The foregoing description of certain terms of the Underwriting Agreement and the transactions contemplated thereby does not purport to be complete and is subject to, and qualified in its entirety by, the full text of the Underwriting Agreement which is attached as Exhibit 1.1 hereto and is incorporated by reference herein.

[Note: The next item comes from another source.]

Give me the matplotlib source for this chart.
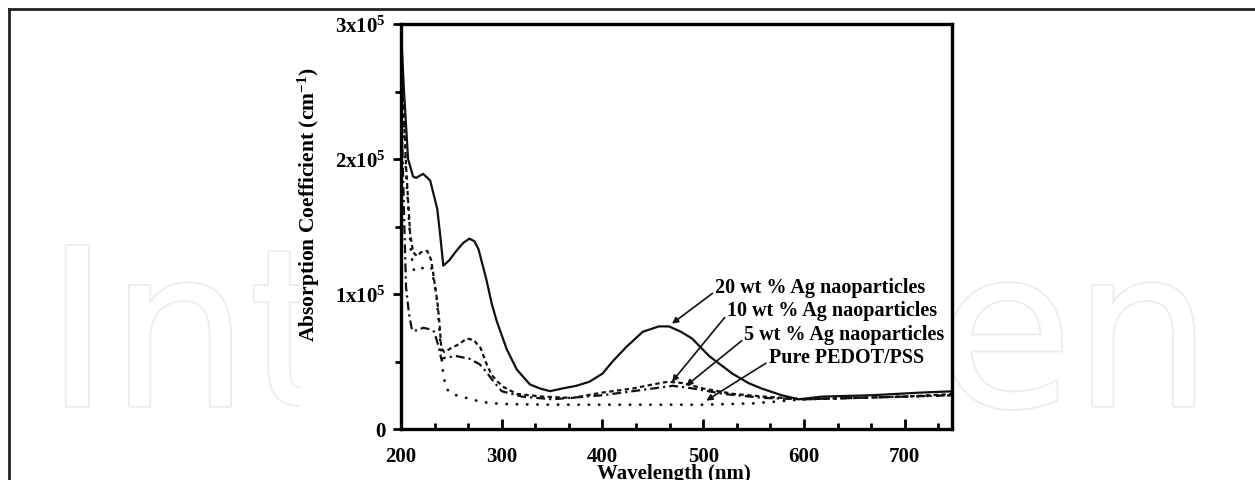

A copy of the opinion of Blake, Cassels & Graydon LLP is filed as Exhibit 5.1 hereto and is incorporated by reference herein.

 

Item 7.01 Regulation FD Disclosure.

 

On May 7, 2025, the Company issued a press release entitled “NOVAGOLD Prices $179 Million Underwritten Upsized Public Offering of Common Shares”, attached hereto as Exhibit 99.1.

 

The information contained in the press release attached hereto is being furnished and shall not be deemed filed for purposes of Section 18 of the Securities Exchange Act of 1934, as amended (the “Exchange Act”), or otherwise subject to the liability of that section, and shall not be incorporated by reference into any registration statement or other document filed under the Securities Act of 1933, as amended, or the Exchange Act, except as shall be expressly set forth by specific reference in such filing.

 

 

 

Item 9.01. Financial Statements and Exhibits

 

Exhibit Number Description
1.1 Underwriting Agreement dated as of May 7, 2025
5.1 Opinion of Blake, Cassels & Graydon LLP
23.1 Consent of Blake, Cassels & Graydon LLP (included in Exhibit 5.1)
23.2 Qualified Person Consent of Wood Canada Limited for report titled “S-K 1300 Technical Report Summary on the Donlin Gold Project, Alaska, USA” dated November 30, 2021
99.1 Press Release of NOVAGOLD dated May 7, 2025 entitled “NOVAGOLD Prices $179 Million Underwritten Upsized Public Offering of Common Shares”
104 Cover Page Interactive Data File (embedded within the Inline XBRL document)

 

 

 

 

 

 

 

 

 

 

 

 

SIGNATURES

 

Pursuant to the requirements of the Securities Exchange Act of 1934, the registrant has duly caused this report to be signed on its behalf by the undersigned hereunto duly authorized.

 

Dated: May 8, 2025 NOVAGOLD RESOURCES INC.